Prompt:
Give the data below again exactly as written, without its pictures.

Provided data:
****
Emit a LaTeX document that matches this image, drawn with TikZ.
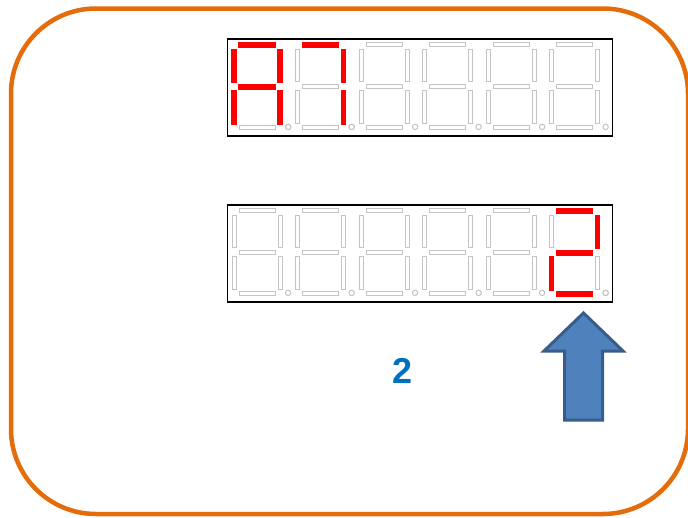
\documentclass[tikz,border=0pt]{standalone}
\usepackage{fontspec}
\setmainfont{Liberation Sans}
\usepackage{tikz}
\usetikzlibrary{calc}
\definecolor{frameorange}{HTML}{E46C0A}
\definecolor{segmentred}{HTML}{FF0000}
\definecolor{segmentgray}{HTML}{C4C4C4}
\definecolor{arrowfill}{HTML}{4F81BD}
\definecolor{arrowborder}{HTML}{385D8A}
\definecolor{valueblue}{HTML}{0070C0}
\tikzset{
  segoff/.style={draw=segmentgray,fill=white,line width=1pt},
  segon/.style={draw=segmentred,fill=segmentred,line width=1.4pt},
  pics/blankdigit/.style={code={
    \foreach \sn/\ax/\ay/\bx/\by in {a/0/-2/36/2,b/39/5/43/37,c/39/46/43/79,
      d/0/81/36/85,e/-7/46/-3/79,f/-7/5/-3/37,g/0/40/36/44}{
      \coordinate (seg\sn1) at (\ax,\ay);
      \coordinate (seg\sn2) at (\bx,\by);
      \draw[segoff] (seg\sn1) rectangle (seg\sn2);
    }
    \draw[segoff] (49,82) circle[radius=2.7pt];
  }},
  pics/sevenseg/.style={code={
    \pic {blankdigit};
    \foreach \sn in {#1}{\draw[segon] (seg\sn1) rectangle (seg\sn2);}
  }}
}

\begin{document}
\begin{tikzpicture}[x=1pt,y=-1pt,
  outerframe/.style={draw=frameorange,line width=4.5pt,rounded corners=85pt},
  displaybox/.style={draw=black,line width=1.8pt,minimum width=385pt,
    minimum height=97pt,inner sep=0pt},
  blockarrow/.style={draw=arrowborder,fill=arrowfill,line width=3pt,line join=miter},
  valuelabel/.style={text=valueblue,font=\fontsize{36}{40}\selectfont\bfseries}
]
  \useasboundingbox (0,0) rectangle (688,517);
  \draw[outerframe] (11,8.5) rectangle (688,514);

  \node[displaybox] (upperdisplay) at (420,87.3) {};
  \node[displaybox] (lowerdisplay) at (420,253.3) {};

  % six digit places in each display
  \foreach \k in {0,...,5}{
    \pic at ($(upperdisplay.north west)+(12.5+63.5*\k,7)$) {blankdigit};
    \pic at ($(lowerdisplay.north west)+(12.5+63.5*\k,7)$) {blankdigit};
  }
  \pic at ($(upperdisplay.north west)+(12.5,7)$) {sevenseg={a,b,c,e,f,g}};
  \pic at ($(upperdisplay.north west)+(76,7)$) {sevenseg={a,b,c}};
  \pic at ($(lowerdisplay.north west)+(330,7)$) {sevenseg={a,b,g,e,d}};

  \draw[blockarrow] (583.5,313) -- (623,351) -- (602.5,351) -- (602.5,420)
    -- (564.5,420) -- (564.5,351) -- (544,351) -- cycle;

  \node[valuelabel] (shownvalue) at (403,371) {2};
\end{tikzpicture}
\end{document}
****
The answer:
Emit a LaTeX document that matches this image, drawn with TikZ.
\documentclass[tikz,border=0pt]{standalone}
\usepackage{fontspec}
\setmainfont{Liberation Sans}
\usepackage{tikz}
\usetikzlibrary{calc}
\definecolor{frameorange}{HTML}{E46C0A}
\definecolor{segmentred}{HTML}{FF0000}
\definecolor{segmentgray}{HTML}{C4C4C4}
\definecolor{arrowfill}{HTML}{4F81BD}
\definecolor{arrowborder}{HTML}{385D8A}
\definecolor{valueblue}{HTML}{0070C0}
\tikzset{
  segoff/.style={draw=segmentgray,fill=white,line width=1pt},
  segon/.style={draw=segmentred,fill=segmentred,line width=1.4pt},
  pics/blankdigit/.style={code={
    \foreach \sn/\ax/\ay/\bx/\by in {a/0/-2/36/2,b/39/5/43/37,c/39/46/43/79,
      d/0/81/36/85,e/-7/46/-3/79,f/-7/5/-3/37,g/0/40/36/44}{
      \coordinate (seg\sn1) at (\ax,\ay);
      \coordinate (seg\sn2) at (\bx,\by);
      \draw[segoff] (seg\sn1) rectangle (seg\sn2);
    }
    \draw[segoff] (49,82) circle[radius=2.7pt];
  }},
  pics/sevenseg/.style={code={
    \pic {blankdigit};
    \foreach \sn in {#1}{\draw[segon] (seg\sn1) rectangle (seg\sn2);}
  }}
}

\begin{document}
\begin{tikzpicture}[x=1pt,y=-1pt,
  outerframe/.style={draw=frameorange,line width=4.5pt,rounded corners=85pt},
  displaybox/.style={draw=black,line width=1.8pt,minimum width=385pt,
    minimum height=97pt,inner sep=0pt},
  blockarrow/.style={draw=arrowborder,fill=arrowfill,line width=3pt,line join=miter},
  valuelabel/.style={text=valueblue,font=\fontsize{36}{40}\selectfont\bfseries}
]
  \useasboundingbox (0,0) rectangle (688,517);
  \draw[outerframe] (11,8.5) rectangle (688,514);

  \node[displaybox] (upperdisplay) at (420,87.3) {};
  \node[displaybox] (lowerdisplay) at (420,253.3) {};

  % six digit places in each display
  \foreach \k in {0,...,5}{
    \pic at ($(upperdisplay.north west)+(12.5+63.5*\k,7)$) {blankdigit};
    \pic at ($(lowerdisplay.north west)+(12.5+63.5*\k,7)$) {blankdigit};
  }
  \pic at ($(upperdisplay.north west)+(12.5,7)$) {sevenseg={a,b,c,e,f,g}};
  \pic at ($(upperdisplay.north west)+(76,7)$) {sevenseg={a,b,c}};
  \pic at ($(lowerdisplay.north west)+(330,7)$) {sevenseg={a,b,g,e,d}};

  \draw[blockarrow] (583.5,313) -- (623,351) -- (602.5,351) -- (602.5,420)
    -- (564.5,420) -- (564.5,351) -- (544,351) -- cycle;

  \node[valuelabel] (shownvalue) at (403,371) {2};
\end{tikzpicture}
\end{document}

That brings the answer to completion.